▶ TO DO:
Transcribe every line from the top down to the line with "7, 8, 9, 10];", both ends included, but not the pictures.

-- START OF DATA SEGMENT --

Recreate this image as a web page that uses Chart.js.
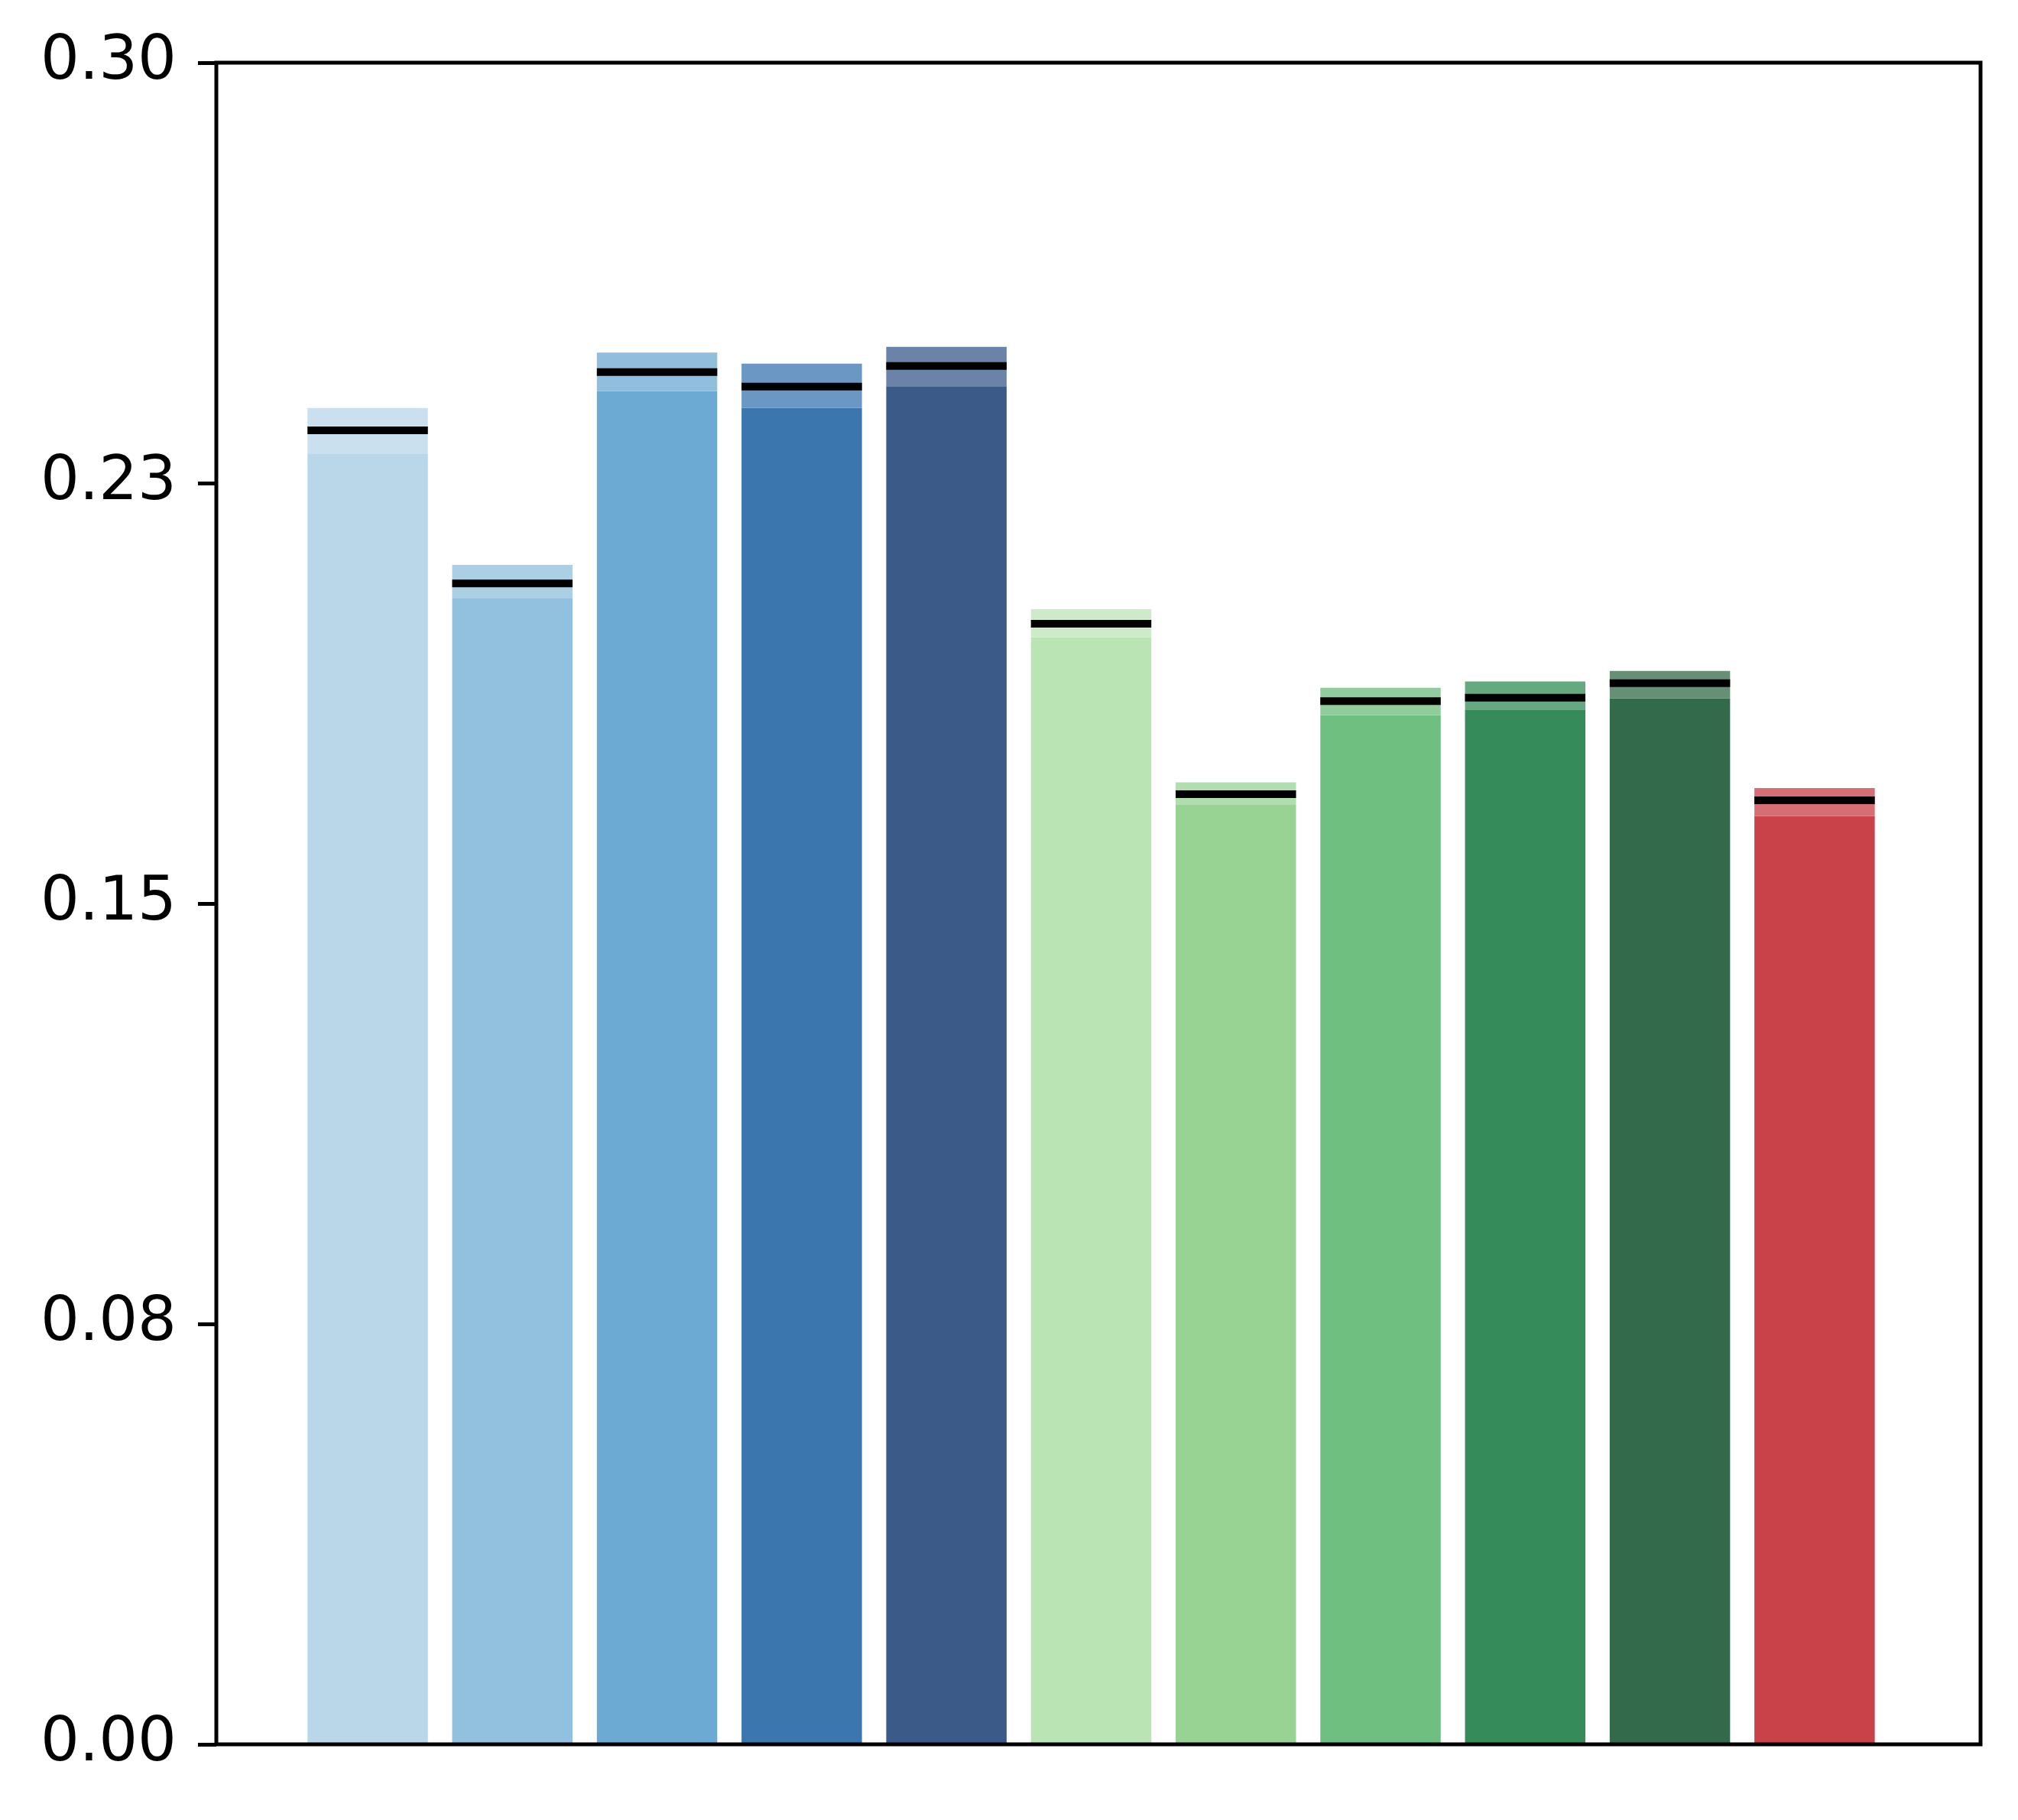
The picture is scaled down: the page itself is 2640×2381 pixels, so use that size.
<!DOCTYPE html>
<html>
<head>
<meta charset="utf-8">
<script src="https://cdn.jsdelivr.net/npm/chart.js@4/dist/chart.umd.min.js"></script>
<style>
  html, body { margin: 0; padding: 0; background: #fff; }
  #wrap { width: 2640px; height: 2381px; }
</style>
</head>
<body>
<div id="wrap"><canvas id="grafico"></canvas></div>
<script>
// posiciones de las barras (0..10)
var posiciones = [0, 1, 2, 3, 4, 5, 6, 7, 8, 9, 10];

// valor medio (linea negra) y banda inferior / superior
var medias = [0.2344, 0.2071, 0.2448, 0.2422, 0.2459, 0.1999, 0.1695, 0.1861, 0.1867, 0.1893, 0.1684];
var bajos  = [0.2303, 0.2044, 0.2414, 0.2384, 0.2423, 0.1975, 0.1676, 0.1836, 0.1845, 0.1866, 0.1656];
var altos  = [0.2384, 0.2104, 0.2483, 0.2463, 0.2493, 0.2025, 0.1716, 0.1885, 0.1896, 0.1915, 0.1706];

// colores base y de la banda
var coloresBase = ['#b9d7e9', '#92c0df', '#6caad4', '#3b76af', '#3b5a88',
                   '#bbe4b5', '#98d394', '#6ebf80', '#358b59', '#336a4b', '#c9424a'];
var coloresBanda = ['#cae0ee', '#abcfe5', '#91bedd', '#6b97c4', '#6b82a9',
                    '#cdebc9', '#b0deae', '#91cd9c', '#66a981', '#678f76', '#d66f74'];

// ticks del eje y
var ticksY = [0, 0.075, 0.15, 0.225, 0.30];
var etiquetasY = ['0.00', '0.08', '0.15', '0.23', '0.30'];

// Marco completo alrededor del area del grafico
var marco = {
    id: 'marco',
    afterDraw: function(chart) {
        var a = chart.chartArea;
        var ctx = chart.ctx;
        ctx.save();
        ctx.strokeStyle = '#000';
        ctx.lineWidth = 5;
        ctx.strokeRect(a.left, a.top, a.right - a.left, a.bottom - a.top);
        ctx.restore();
    }
};

var ctx = document.getElementById('grafico').getContext('2d');
var miGrafico = new Chart(ctx, {
    type: 'bar',
    data: {
        datasets: [{
            label: 'media',
            type: 'line',
            showLine: false,
            data: posiciones.map(function(x, i) { return { x: x, y: medias[i] }; }),
            pointStyle: 'line',
            pointRadius: 78.75,
            pointHoverRadius: 78.75,
            pointBorderWidth: 10,
            pointHoverBorderWidth: 10,
            borderColor: '#000',
            backgroundColor: '#000',
            clip: false,
            order: 0
        }, {
            label: 'banda',
            data: posiciones.map(function(x, i) { return { x: x, y: [bajos[i], altos[i]] }; }),
            backgroundColor: coloresBanda,
            borderWidth: 0,
            grouped: false,
            categoryPercentage: 1,
            barPercentage: 0.832,
            order: 1
        }, {
            label: 'base',
            data: posiciones.map(function(x, i) { return { x: x, y: [0, bajos[i]] }; }),
            backgroundColor: coloresBase,
            borderWidth: 0,
            grouped: false,
            categoryPercentage: 1,
            barPercentage: 0.832,
            order: 2
        }]
    },
    options: {
        responsive: true,
        maintainAspectRatio: false,
        devicePixelRatio: 1,
        animation: false,
        layout: { autoPadding: false, padding: { left: 0, top: 82, right: 49, bottom: 99 } },
        plugins: {
            legend: { display: false },
            tooltip: { enabled: false }
        },
        scales: {
            x: {
                type: 'linear',
                min: -1.046,
                max: 11.147,
                offset: false,
                display: false
            },
            y: {
                min: 0,
                max: 0.30,
                afterBuildTicks: function(scale) {
                    scale.ticks = ticksY.map(function(v) { return { value: v }; });
                },
                afterFit: function(scale) {
                    scale.width = 283;
                },
                ticks: {
                    callback: function(v, i) { return etiquetasY[i]; },
                    font: { family: 'DejaVu Sans', size: 80 },
                    color: '#000',
                    padding: 28
                },
                grid: {
                    drawOnChartArea: false,
                    drawTicks: true,
                    tickLength: 24,
                    tickWidth: 5,
                    tickColor: '#000'
                },
                border: { display: false }
            }
        }
    },
    plugins: [marco]
});
</script>
</body>
</html>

-- END OF DATA SEGMENT --

▶ REPLY:
Recreate this image as a web page that uses Chart.js.
The picture is scaled down: the page itself is 2640×2381 pixels, so use that size.
<!DOCTYPE html>
<html>
<head>
<meta charset="utf-8">
<script src="https://cdn.jsdelivr.net/npm/chart.js@4/dist/chart.umd.min.js"></script>
<style>
  html, body { margin: 0; padding: 0; background: #fff; }
  #wrap { width: 2640px; height: 2381px; }
</style>
</head>
<body>
<div id="wrap"><canvas id="grafico"></canvas></div>
<script>
// posiciones de las barras (0..10)
var posiciones = [0, 1, 2, 3, 4, 5, 6, 7, 8, 9, 10];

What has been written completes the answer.